» DIRECTIONS
Copy out each line exactly; pictures stay out of the copy.

» PROVIDED DATA
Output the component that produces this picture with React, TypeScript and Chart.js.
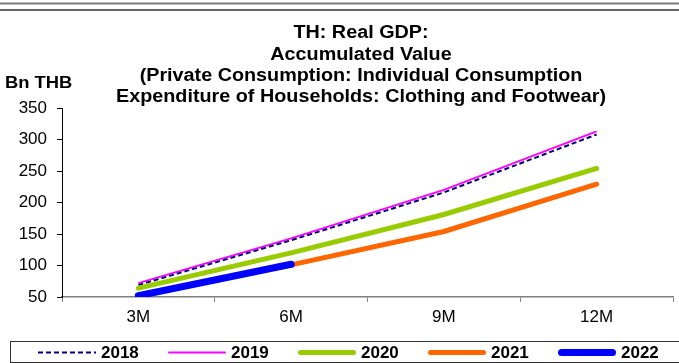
import React, { useEffect, useRef } from 'react';
import { Chart, registerables } from 'chart.js';

Chart.register(...registerables);

const categories = ['3M', '6M', '9M', '12M'];
const seriesNames = ['2018', '2019', '2020', '2021', '2022'];
const values2018 = [69, 140, 216, 308];
const values2019 = [72, 143, 220, 313];
const values2020 = [64, 120, 181, 254];
const values2021 = [53, 101, 154, 229];
const values2022 = [52, 102];
const yMin = 50;
const yMax = 350;
const yStep = 50;
const titleLines = [
  'TH: Real GDP:',
  'Accumulated Value',
  '(Private Consumption: Individual Consumption',
  'Expenditure of Households: Clothing and Footwear)',
];
const unitLabel = 'Bn THB';

const FONT = '"Liberation Sans", Arial, sans-serif';

const decorPlugin = {
  id: 'decor',
  afterDraw(chart: any) {
    const ctx = chart.ctx as CanvasRenderingContext2D;
    const w = chart.width;
    ctx.save();
    // top double rule
    ctx.strokeStyle = '#7a7a7a';
    ctx.lineWidth = 2;
    ctx.beginPath();
    ctx.moveTo(0, 3.5);
    ctx.lineTo(w, 3.5);
    ctx.stroke();
    ctx.strokeStyle = '#333';
    ctx.lineWidth = 1.5;
    ctx.beginPath();
    ctx.moveTo(0, 10);
    ctx.lineTo(w, 10);
    ctx.stroke();

    // title (slightly widened glyphs as in the reference)
    ctx.fillStyle = '#000';
    ctx.font = `bold 17.5px ${FONT}`;
    ctx.textAlign = 'center';
    ctx.textBaseline = 'middle';
    const sx = 1.13;
    titleLines.forEach((line, i) => {
      ctx.save();
      ctx.translate(361, 33.5 + i * 21.3);
      ctx.scale(sx, 1);
      ctx.fillText(line, 0, 0);
      ctx.restore();
    });

    // unit label
    ctx.textAlign = 'left';
    ctx.save();
    ctx.font = `bold 17px ${FONT}`;
    ctx.translate(5, 83);
    ctx.scale(1.08, 1);
    ctx.fillText(unitLabel, 0, 0);
    ctx.restore();

    // legend box
    ctx.strokeStyle = '#333';
    ctx.lineWidth = 1;
    ctx.strokeRect(10.5, 341.5, w + 20, 21);

    // legend items
    const startX = 38;
    const step = 130;
    const sampleW = 58;
    const ly = 352.5;
    chart.data.datasets.forEach((ds: any, i: number) => {
      const x0 = startX + i * step;
      ctx.save();
      ctx.strokeStyle = ds.borderColor;
      ctx.lineWidth = ds.borderWidth;
      ctx.lineCap = ds.borderDash && ds.borderDash.length ? 'butt' : 'round';
      ctx.setLineDash(ds.borderDash || []);
      const inset = ctx.lineCap === 'round' ? ds.borderWidth / 2 : 0;
      ctx.beginPath();
      ctx.moveTo(x0 + inset, ly);
      ctx.lineTo(x0 + sampleW - inset, ly);
      ctx.stroke();
      ctx.restore();
      ctx.fillStyle = '#000';
      ctx.font = `bold 17px ${FONT}`;
      ctx.textAlign = 'left';
      ctx.textBaseline = 'middle';
      ctx.fillText(ds.label, x0 + sampleW + 5, ly + 1);
    });
    ctx.restore();
  },
};

export default function App() {
  const ref = useRef<HTMLCanvasElement | null>(null);

  useEffect(() => {
    document.body.style.margin = '0';
    document.body.style.overflow = 'hidden';
    const canvas = ref.current;
    if (!canvas) return;
    const chart = new Chart(canvas, {
      type: 'line',
      data: {
        labels: categories,
        datasets: [
          {
            label: seriesNames[0],
            data: values2018,
            borderColor: '#000080',
            borderWidth: 2,
            borderDash: [5, 3],
            pointRadius: 0,
            order: 3,
          },
          {
            label: seriesNames[1],
            data: values2019,
            borderColor: '#FF00FF',
            borderWidth: 2,
            pointRadius: 0,
            order: 4,
          },
          {
            label: seriesNames[2],
            data: values2020,
            borderColor: '#99CC00',
            borderWidth: 5,
            borderCapStyle: 'round',
            pointRadius: 0,
            order: 2,
          },
          {
            label: seriesNames[3],
            data: values2021,
            borderColor: '#FF6600',
            borderWidth: 5,
            borderCapStyle: 'round',
            pointRadius: 0,
            order: 1,
          },
          {
            label: seriesNames[4],
            data: values2022,
            borderColor: '#0000FF',
            borderWidth: 7,
            borderCapStyle: 'round',
            pointRadius: 0,
            order: 0,
          },
        ],
      } as any,
      options: {
        animation: false,
        responsive: false,
        layout: { padding: { top: 108, right: 6, left: 0, bottom: 0 } },
        plugins: {
          legend: { display: false },
          title: { display: false },
          tooltip: { enabled: false },
        },
        scales: {
          x: {
            offset: true,
            grid: {
              offset: true,
              drawOnChartArea: false,
              tickLength: 5,
              color: '#808080',
            },
            border: { color: '#808080', width: 1.5 },
            ticks: {
              color: '#000',
              font: { family: FONT, size: 17 },
              padding: 5,
              maxRotation: 0,
            },
            afterFit: (s: any) => {
              s.height = 66;
            },
          },
          y: {
            min: yMin,
            max: yMax,
            grid: {
              drawOnChartArea: false,
              tickLength: 5,
              color: '#000',
            },
            border: { color: '#000', width: 1 },
            ticks: {
              stepSize: yStep,
              color: '#000',
              font: { family: FONT, size: 17 },
              padding: 10,
            },
            afterFit: (s: any) => {
              s.width = 62;
            },
          },
        },
      } as any,
      plugins: [decorPlugin],
    });
    return () => chart.destroy();
  }, []);

  return (
    <div style={{ width: 679, height: 363, background: '#fff' }}>
      <canvas ref={ref} width={679} height={363} style={{ display: 'block' }} />
    </div>
  );
}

» RESPONSE TO THE TASK
Output the component that produces this picture with React, TypeScript and Chart.js.
import React, { useEffect, useRef } from 'react';
import { Chart, registerables } from 'chart.js';

Chart.register(...registerables);

const categories = ['3M', '6M', '9M', '12M'];
const seriesNames = ['2018', '2019', '2020', '2021', '2022'];
const values2018 = [69, 140, 216, 308];
const values2019 = [72, 143, 220, 313];
const values2020 = [64, 120, 181, 254];
const values2021 = [53, 101, 154, 229];
const values2022 = [52, 102];
const yMin = 50;
const yMax = 350;
const yStep = 50;
const titleLines = [
  'TH: Real GDP:',
  'Accumulated Value',
  '(Private Consumption: Individual Consumption',
  'Expenditure of Households: Clothing and Footwear)',
];
const unitLabel = 'Bn THB';

const FONT = '"Liberation Sans", Arial, sans-serif';

const decorPlugin = {
  id: 'decor',
  afterDraw(chart: any) {
    const ctx = chart.ctx as CanvasRenderingContext2D;
    const w = chart.width;
    ctx.save();
    // top double rule
    ctx.strokeStyle = '#7a7a7a';
    ctx.lineWidth = 2;
    ctx.beginPath();
    ctx.moveTo(0, 3.5);
    ctx.lineTo(w, 3.5);
    ctx.stroke();
    ctx.strokeStyle = '#333';
    ctx.lineWidth = 1.5;
    ctx.beginPath();
    ctx.moveTo(0, 10);
    ctx.lineTo(w, 10);
    ctx.stroke();

    // title (slightly widened glyphs as in the reference)
    ctx.fillStyle = '#000';
    ctx.font = `bold 17.5px ${FONT}`;
    ctx.textAlign = 'center';
    ctx.textBaseline = 'middle';
    const sx = 1.13;
    titleLines.forEach((line, i) => {
      ctx.save();
      ctx.translate(361, 33.5 + i * 21.3);
      ctx.scale(sx, 1);
      ctx.fillText(line, 0, 0);
      ctx.restore();
    });

    // unit label
    ctx.textAlign = 'left';
    ctx.save();
    ctx.font = `bold 17px ${FONT}`;
    ctx.translate(5, 83);
    ctx.scale(1.08, 1);
    ctx.fillText(unitLabel, 0, 0);
    ctx.restore();

    // legend box
    ctx.strokeStyle = '#333';
    ctx.lineWidth = 1;
    ctx.strokeRect(10.5, 341.5, w + 20, 21);

    // legend items
    const startX = 38;
    const step = 130;
    const sampleW = 58;
    const ly = 352.5;
    chart.data.datasets.forEach((ds: any, i: number) => {
      const x0 = startX + i * step;
      ctx.save();
      ctx.strokeStyle = ds.borderColor;
      ctx.lineWidth = ds.borderWidth;
      ctx.lineCap = ds.borderDash && ds.borderDash.length ? 'butt' : 'round';
      ctx.setLineDash(ds.borderDash || []);
      const inset = ctx.lineCap === 'round' ? ds.borderWidth / 2 : 0;
      ctx.beginPath();
      ctx.moveTo(x0 + inset, ly);
      ctx.lineTo(x0 + sampleW - inset, ly);
      ctx.stroke();
      ctx.restore();
      ctx.fillStyle = '#000';
      ctx.font = `bold 17px ${FONT}`;
      ctx.textAlign = 'left';
      ctx.textBaseline = 'middle';
      ctx.fillText(ds.label, x0 + sampleW + 5, ly + 1);
    });
    ctx.restore();
  },
};

export default function App() {
  const ref = useRef<HTMLCanvasElement | null>(null);

  useEffect(() => {
    document.body.style.margin = '0';
    document.body.style.overflow = 'hidden';
    const canvas = ref.current;
    if (!canvas) return;
    const chart = new Chart(canvas, {
      type: 'line',
      data: {
        labels: categories,
        datasets: [
          {
            label: seriesNames[0],
            data: values2018,
            borderColor: '#000080',
            borderWidth: 2,
            borderDash: [5, 3],
            pointRadius: 0,
            order: 3,
          },
          {
            label: seriesNames[1],
            data: values2019,
            borderColor: '#FF00FF',
            borderWidth: 2,
            pointRadius: 0,
            order: 4,
          },
          {
            label: seriesNames[2],
            data: values2020,
            borderColor: '#99CC00',
            borderWidth: 5,
            borderCapStyle: 'round',
            pointRadius: 0,
            order: 2,
          },
          {
            label: seriesNames[3],
            data: values2021,
            borderColor: '#FF6600',
            borderWidth: 5,
            borderCapStyle: 'round',
            pointRadius: 0,
            order: 1,
          },
          {
            label: seriesNames[4],
            data: values2022,
            borderColor: '#0000FF',
            borderWidth: 7,
            borderCapStyle: 'round',
            pointRadius: 0,
            order: 0,
          },
        ],
      } as any,
      options: {
        animation: false,
        responsive: false,
        layout: { padding: { top: 108, right: 6, left: 0, bottom: 0 } },
        plugins: {
          legend: { display: false },
          title: { display: false },
          tooltip: { enabled: false },
        },
        scales: {
          x: {
            offset: true,
            grid: {
              offset: true,
              drawOnChartArea: false,
              tickLength: 5,
              color: '#808080',
            },
            border: { color: '#808080', width: 1.5 },
            ticks: {
              color: '#000',
              font: { family: FONT, size: 17 },
              padding: 5,
              maxRotation: 0,
            },
            afterFit: (s: any) => {
              s.height = 66;
            },
          },
          y: {
            min: yMin,
            max: yMax,
            grid: {
              drawOnChartArea: false,
              tickLength: 5,
              color: '#000',
            },
            border: { color: '#000', width: 1 },
            ticks: {
              stepSize: yStep,
              color: '#000',
              font: { family: FONT, size: 17 },
              padding: 10,
            },
            afterFit: (s: any) => {
              s.width = 62;
            },
          },
        },
      } as any,
      plugins: [decorPlugin],
    });
    return () => chart.destroy();
  }, []);

  return (
    <div style={{ width: 679, height: 363, background: '#fff' }}>
      <canvas ref={ref} width={679} height={363} style={{ display: 'block' }} />
    </div>
  );
}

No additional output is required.